先ずは、スレン染料で全体を色替えし、裾を濃くぼかし染めにする。
本題はこの後だ。綿素材なので強アルカリに浸けると著しく縮む、「縮絨」というのを利用するわけだが、既成のパンツにやるとどうなるかは分からない。生地にもよるしアルカリの濃度や浸ける時間によっても変わってくる。アルカリに浸けた部分は色が濃くなるのを見越して染めるておく。それを絞り染めの技法を使って部分的に縮まないところを作るという寸法だ。
以前、Tシャツにやったことがり、その歪んだ形のTシャツを面白がって買ってくれた人がいる。テーブルランナーに応用してオブジェにしたこもある。それで、大体の予測は出来ているので、ぶっつけ本番でやっちまうことに。
夏椿(沙羅双樹)
アルカリは苛性ソーダを使う。スレンを染める時に使う、30g/ℓのかなり濃い水溶液に一気に全体を浸けこんでやる。瞬間に生地は縮絨し始めるので、絞り染めの2か所の間にも液が回るように揉み込んでやる。時間にして1分ぐらいかな。
引き上げると、ギューッと縮んだパンツは2/3ぐらいになっている。それを熱湯につけて苛性ソーダを洗い落とすこと3度。水洗では取れない。絞り部分の中にも入り込んでいるので、解いてから再び熱湯に入れて完全に落とす。
安物のパンツにわざわざこんな面倒なことをする人はいないでしょう。面白がっている方が大きいけど、上手くいけば他にも応用できる。やってみる価値はあるのだ。
リメイクの出来上がり
ヒップとウェストの一部分と腿全体を縮絨させるのが目的だった。2か所の番号(ボーダー部分)が防染して縮絨させていないところで、元の生地がそのまま残っている。裾のぶかぶかが直っていい具合になっているし、色もいい。穿いてみるとピッタリで、予想通り “穿けるパンツ” になった。

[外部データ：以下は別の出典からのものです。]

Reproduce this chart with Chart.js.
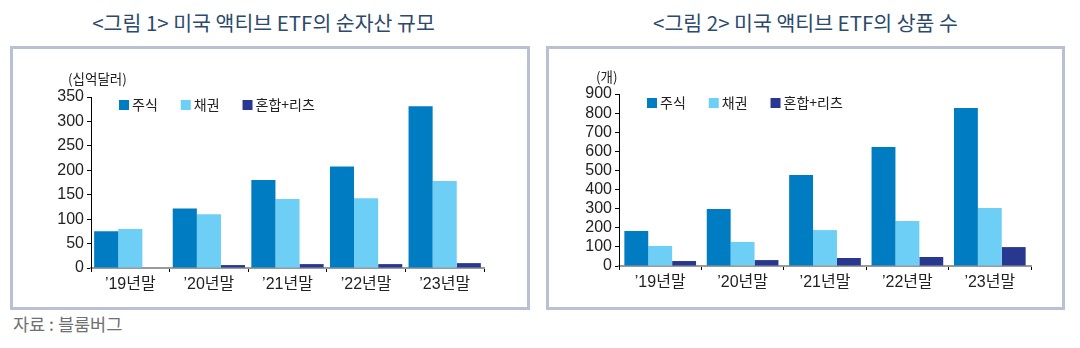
<!DOCTYPE html>
<html>
<head>
<meta charset="utf-8">
<script src="https://cdn.jsdelivr.net/npm/chart.js@4"></script>
<style>
  body { margin: 0; width: 1080px; height: 348px; background: #fff; position: relative; overflow: hidden;
         font-family: "Noto Sans CJK KR", sans-serif; }
  .title { position: absolute; top: 7px; font-size: 20.5px; color: #2c4a6c; text-align: center; line-height: 30px; white-space: nowrap; }
  .box { position: absolute; top: 46px; height: 258px; border: 3px solid #b9c0d4; }
  .box canvas { display: block; }
  .src { position: absolute; left: 13px; top: 311px; font-size: 17.5px; color: #707070; }
</style>
</head>
<body>
<div class="title" style="left:10px;width:507px">&lt;그림 1&gt; 미국 액티브 ETF의 순자산 규모</div>
<div class="title" style="left:546px;width:519px">&lt;그림 2&gt; 미국 액티브 ETF의 상품 수</div>
<div class="box" style="left:10px;width:514px"><canvas id="aum" width="514" height="258"></canvas></div>
<div class="box" style="left:546px;width:513px"><canvas id="count" width="513" height="258"></canvas></div>
<div class="src">자료 : 블룸버그</div>

<script>
// Year-end categories
const years = ["’19년말", "’20년말", "’21년말", "’22년말", "’23년말"];
const seriesNames = ["주식", "채권", "혼합+리츠"];
const seriesColors = ["#007cc2", "#6dcff6", "#283891"];

// Net assets, billion USD
const aumEquity = [75, 122, 180, 208, 331];
const aumBond = [80, 110, 141, 143, 178];
const aumMixed = [0, 6, 8, 8, 10];

// Number of products
const cntEquity = [183, 298, 476, 623, 827];
const cntBond = [105, 126, 188, 235, 303];
const cntMixed = [26, 31, 42, 47, 99];

const tickFont = { family: '"Liberation Sans", "Noto Sans CJK KR", sans-serif', size: 16 };
const textColor = "#222";

// Unit label above the y axis and a legend row inside the plot area
const annotate = {
  id: "annotate",
  afterDraw(chart, args, opts) {
    const { ctx, chartArea } = chart;
    ctx.save();
    ctx.textBaseline = "middle";
    ctx.fillStyle = textColor;
    ctx.font = '13.5px "Noto Sans CJK KR"';
    ctx.fillText(opts.unit, chartArea.left - 23, chartArea.top + opts.unitDy);

    ctx.font = '14px "Noto Sans CJK KR"';
    let x = chartArea.left + 28;
    const y = chartArea.top + opts.legendDy;
    chart.data.datasets.forEach(ds => {
      ctx.fillStyle = ds.backgroundColor;
      ctx.fillRect(x, y - 5, 10, 10);
      ctx.fillStyle = textColor;
      ctx.fillText(ds.label, x + 13, y);
      x += 13 + ctx.measureText(ds.label).width + 23;
    });
    ctx.restore();
  }
};

function makeChart(id, values, cfg) {
  return new Chart(document.getElementById(id), {
    type: "bar",
    data: {
      labels: years,
      datasets: values.map((d, i) => ({
        label: seriesNames[i],
        data: d,
        backgroundColor: seriesColors[i],
        categoryPercentage: cfg.cat,
        barPercentage: 1
      }))
    },
    options: {
      responsive: false,
      animation: false,
      layout: { padding: cfg.pad },
      plugins: {
        legend: { display: false },
        tooltip: { enabled: false },
        annotate: { unit: cfg.unit, unitDy: cfg.unitDy, legendDy: cfg.legendDy }
      },
      scales: {
        x: {
          grid: { drawOnChartArea: false, drawTicks: true, tickLength: 4, color: "#000", offset: true },
          border: { color: "#9a9a9a", width: 2 },
          ticks: { font: tickFont, color: textColor, padding: 3, maxRotation: 0, autoSkip: false },
          afterFit: s => { s.height = cfg.xh; }
        },
        y: {
          min: 0,
          max: cfg.max,
          ticks: { stepSize: cfg.step, font: tickFont, color: textColor, padding: 3, autoSkip: false },
          grid: { drawOnChartArea: false, drawTicks: true, tickLength: 4, color: "#000" },
          border: { color: "#000", width: 1 },
          afterFit: s => { s.width = cfg.yw; }
        }
      }
    },
    plugins: [annotate]
  });
}

makeChart("aum", [aumEquity, aumBond, aumMixed], {
  max: 350, step: 50, cat: 0.92, unit: "(십억달러)", unitDy: -18, legendDy: 8,
  pad: { left: 0, top: 48, right: 43, bottom: 0 }, yw: 78, xh: 39
});
makeChart("count", [cntEquity, cntBond, cntMixed], {
  max: 900, step: 100, cat: 0.87, unit: "(개)", unitDy: -17, legendDy: 9,
  pad: { left: 0, top: 45, right: 31, bottom: 0 }, yw: 70, xh: 41
});
</script>
</body>
</html>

縮絨させない部分を作ってあるのがミソで、普通とはちょっと違った味を出して見たかった。なので、全体にやってしまっては意味がない。腿の部分にも作ろうと思ったがカッコ悪くなりそうな気がしたので止めた。
写真を撮っていると、アランが足元にまとわりついてきた。爪を立ててしがみ付き、嚙みついたりもする。遊びたい一心で、反撃してくるのを期待して・・・痛いイタイ。